Denn niemals zuvor gab es in deutschen Privathaushalten mehr Autos als heute. Mehr als 40 Millionen waren es im vergangenen Jahr. Wenngleich der Besitz eines Autos individuell bequem und praktisch erscheint (auf dem Land ist er auch notwendig), belastet es die Summe der Stadtbewohner unnötig, wenn jeder zweite einen eigenen Autoschlüssel zu Hause hat. Die Folgen spüren Pendler, Radfahrer und Fußgänger jeden Tag. Die Staus in Ballungszentren werden verlässlich immer länger. In München, Köln, Hamburg und Stuttgart benötigten Autofahrer 2015 staubedingt jeweils fast ein Drittel länger für ihre Wege als Fahrer in frei fließendem Verkehr. Obwohl die Umweltstandards deutlich schärfer geworden sind, überschreiten immer noch fast die Hälfte der Ballungszentren regelmäßig die Grenzwerte für die Feinstaubbelastung. Nicht zuletzt hat die immer schon am Automobil ausgerichtete Verkehrsplanung den Stadtbewohnern jede Menge Platz geraubt, den sie in vielen Städten heute so dringend als Wohnraum gebrauchen könnten.

Eine Gesellschaft, die sich mit der Zukunft der Fortbewegung in Städten beschäftigt, muss präzise beantworten, wie diese aussehen soll. Ob es etwa wirklich weiterhin zur Freiheit des Bürgers gehören muss, bis an den Rand der Fußgängerzone mit dem Auto fahren zu können. Sollte der Boom der Carsharing-Konzepte tatsächlich dazu beitragen, dass weniger Bürger mit dem eigenen Wagen fahren, ist das Fördergesetz genau der richtige Weg. Weniger Autos bedeuten bessere Luft, kürzere Staus und damit schnellere Fahrten; sie bedeuten weniger Ressourcenverbrauch, mehr Platz und einen weniger gefährlichen Straßenverkehr. Kurzum: Sinkt die Zahl der Autos, steigt die Lebensqualität in Ballungszentren.

Die Initiative von Alexander Dobrindt ist wichtig, weil die Politik damit ein Signal setzt.

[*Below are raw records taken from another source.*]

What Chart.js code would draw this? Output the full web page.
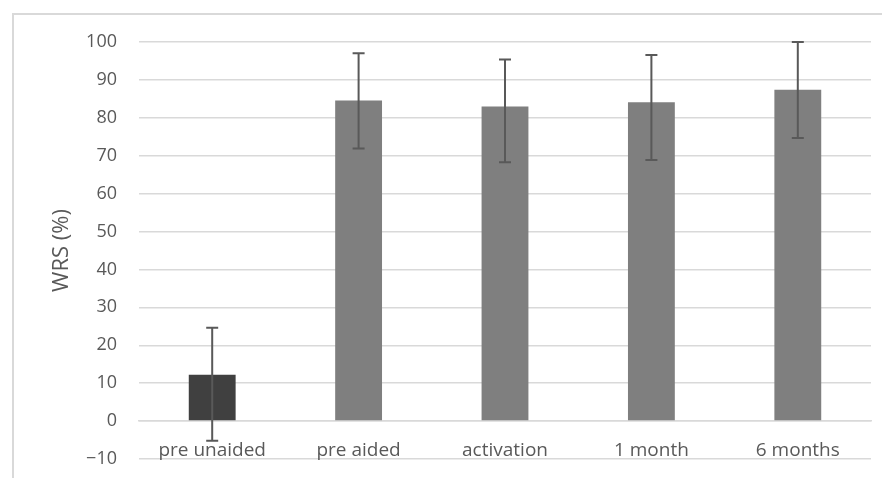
<!DOCTYPE html>
<html>
<head>
<meta charset="utf-8">
<script src="https://cdn.jsdelivr.net/npm/chart.js@4"></script>
<style>
  html, body { margin: 0; padding: 0; background: #fff; overflow: hidden; }
  #frame { position: absolute; left: 12px; top: 13px; width: 900px; height: 500px; border: 2px solid #d9d9d9; }
  #wrap { position: absolute; left: 0; top: 0; width: 882px; height: 478px; }
</style>
</head>
<body>
<div id="frame"></div>
<div id="wrap"><canvas id="grafico" width="882" height="478"></canvas></div>
<script>
const categorias = ['pre unaided', 'pre aided', 'activation', '1 month', '6 months'];
const medias = [12.2, 84.6, 83.0, 84.1, 87.4];
const errorSup = [24.6, 97.0, 95.4, 96.6, 100.0];
const errorInf = [-5.2, 71.9, 68.3, 68.9, 74.7];
const colores = ['#404040', '#7f7f7f', '#7f7f7f', '#7f7f7f', '#7f7f7f'];

const fuente = "'Open Sans', 'Liberation Sans', sans-serif";

// barras de error dibujadas con las escalas del grafico
const barrasError = {
  id: 'barrasError',
  afterDatasetsDraw(chart) {
    const { ctx, scales: { x, y } } = chart;
    ctx.save();
    ctx.strokeStyle = '#595959';
    ctx.lineWidth = 2;
    categorias.forEach((c, i) => {
      const px = x.getPixelForValue(i);
      const yTop = y.getPixelForValue(errorSup[i]);
      const yBot = y.getPixelForValue(errorInf[i]);
      ctx.beginPath();
      ctx.moveTo(px, yTop); ctx.lineTo(px, yBot);
      ctx.moveTo(px - 6, yTop); ctx.lineTo(px + 6, yTop);
      ctx.moveTo(px - 6, yBot); ctx.lineTo(px + 6, yBot);
      ctx.stroke();
    });
    ctx.restore();
  }
};

new Chart(document.getElementById('grafico').getContext('2d'), {
  type: 'bar',
  data: {
    labels: categorias,
    datasets: [{
      label: 'WRS',
      data: medias,
      backgroundColor: colores,
      borderWidth: 0,
      barPercentage: 0.32,
      categoryPercentage: 1
    }]
  },
  options: {
    responsive: false,
    animation: false,
    devicePixelRatio: 1,
    layout: { padding: { top: 42, bottom: 19, right: 11, left: 0 } },
    plugins: { legend: { display: false }, tooltip: { enabled: false } },
    scales: {
      x: {
        position: { y: 0 },
        afterFit: s => { s.height = 0; },
        grid: { display: false },
        border: { display: true, color: '#d9d9d9', width: 1.5 },
        ticks: { color: '#595959', padding: 10, autoSkip: false, maxRotation: 0, font: { family: fuente, size: 19 } }
      },
      y: {
        min: -10,
        max: 100,
        afterFit: s => { s.width = 139; s.paddingTop = 0; s.paddingBottom = 0; },
        grid: { color: '#d9d9d9', lineWidth: 1.5, drawTicks: false },
        border: { display: false },
        ticks: {
          stepSize: 10,
          autoSkip: false,
          padding: 22,
          color: '#595959',
          font: { family: fuente, size: 18 },
          callback: v => (v < 0 ? '\u2212' + Math.abs(v) : String(v))
        },
        title: {
          display: true,
          text: 'WRS (%)',
          color: '#595959',
          font: { family: fuente, size: 22 },
          padding: { top: 49, bottom: 0 }
        }
      }
    }
  },
  plugins: [barrasError]
});
</script>
</body>
</html>
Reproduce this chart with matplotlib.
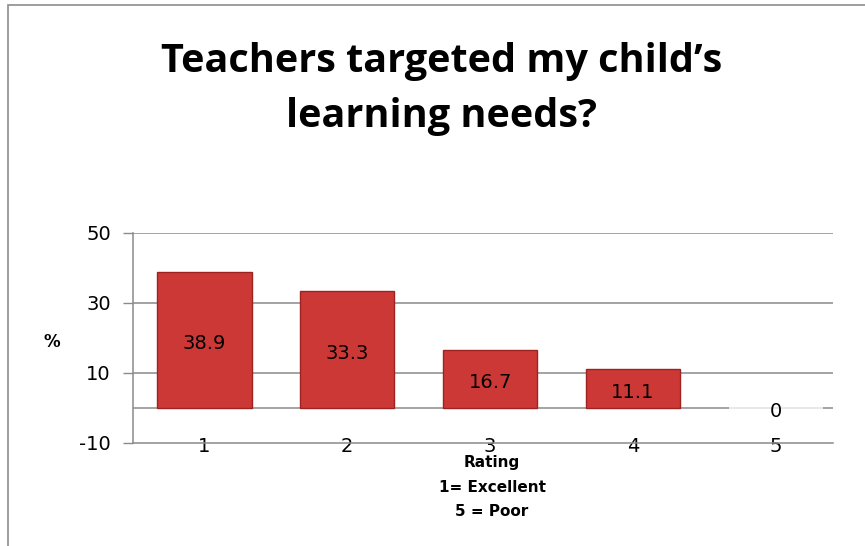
import matplotlib.pyplot as plt
from matplotlib.patches import Rectangle

ratings = ['1', '2', '3', '4', '5']
percent = [38.9, 33.3, 16.7, 11.1, 0]
y_ticks = [-10, 10, 30, 50]

fig = plt.figure(figsize=(8.65, 5.46), dpi=100)

# outer chart frame (cropped on right/bottom like the original)
fig.patches.append(Rectangle((8 / 865, -0.1), 1.2, 1 - 5 / 546 + 0.1,
                             transform=fig.transFigure, fill=False,
                             edgecolor='#8c8c8c', linewidth=1.2))

ax = fig.add_axes([133 / 865, 1 - 443 / 546, 700 / 865, 210 / 546])
ax.set_xlim(-0.5, 4.4)
ax.set_ylim(-10, 50)

for y in [50, 30, 10, 0]:
    ax.axhline(y, color='#8a8a8a', linewidth=1.1, zorder=0)

x = range(len(ratings))
bars = ax.bar(x, percent, width=0.66, color='#cc3836', edgecolor='#9e2220',
              linewidth=1.0, zorder=3)
for b, v in zip(bars, percent):
    if v == 0:
        b.set_linewidth(0)
# faint shadow for the empty bar
ax.bar(4, 0.8, bottom=-0.4, width=0.66, color='#e8e8e8', zorder=2)

for xi, v in zip(x, percent):
    ax.text(xi, v / 2 - 1.0, f'{v:g}', ha='center', va='center',
            fontsize=14, color='black', zorder=4)

ax.set_xticks(list(x))
ax.set_xticklabels(ratings, fontsize=14)
ax.set_yticks(y_ticks)
ax.set_yticklabels([str(t) for t in y_ticks], fontsize=14)
ax.tick_params(axis='x', length=0, pad=-4)
ax.tick_params(axis='y', length=7, width=1, color='#8a8a8a', pad=9,
               direction='out')

for s in ['top', 'right']:
    ax.spines[s].set_visible(False)
ax.spines['left'].set_color('#8a8a8a')
ax.spines['bottom'].set_color('#8a8a8a')
ax.spines['left'].set_linewidth(1.1)
ax.spines['bottom'].set_linewidth(1.1)

fig.text(52 / 865, 1 - 342 / 546, '%', fontsize=12, fontweight='bold',
         ha='center', va='center')

fig.text(442 / 865, 1 - 89 / 546,
         'Teachers targeted my child\u2019s\nlearning needs?',
         fontsize=28.5, fontweight='bold', ha='center', va='center',
         linespacing=1.55, family='Open Sans')

fig.text(492 / 865, 1 - 487 / 546, 'Rating\n1= Excellent\n5 = Poor',
         fontsize=11, fontweight='bold', ha='center', va='center',
         linespacing=1.75)

fig.savefig('out.png', dpi=100)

Nur ist ein Carsharing-Gesetz, das Kommunen noch nicht einmal bindet, zu wenig. Eine wirklich visionäre mobile Zukunft in den Städten muss mehr berücksichtigen als nur das Teilen von Fahrzeugen; sie muss die Fortbewegung der Bürger in ihrer gesamten Struktur aus Autos, Bahnen und Bussen, Rädern und Taxis oder Mitfahrdiensten betrachten. Städte dürfen den Radverkehr nicht länger stiefmütterlich behandeln und tun gut daran, wenn sie den Flickenteppich aus Radwegen und Radfahrspuren auf Straßen endlich beseitigen. Sie tun auch gut daran, wenn sie den Nahverkehr weiter ausbauen und günstig halten.

Alexander Dobrindt täte nun gut daran, endlich das Personenbeförderungsgesetz zu überarbeiten. Darin sind der Taxi- und Nahverkehr noch immer mit Paragrafen aus den Sechzigerjahren geregelt. Die Argumente für eine Reform sind ausgetauscht, eine Liberalisierung des Taximarktes ist überfällig, die zunehmende Vernetzung von Fahrzeugen wird die Art, wie Menschen befördert werden, schon bald radikal verändern. Ein Carsharing-Fördergesetz ist begrüßenswert - eine umfassende Reform wäre es umso mehr.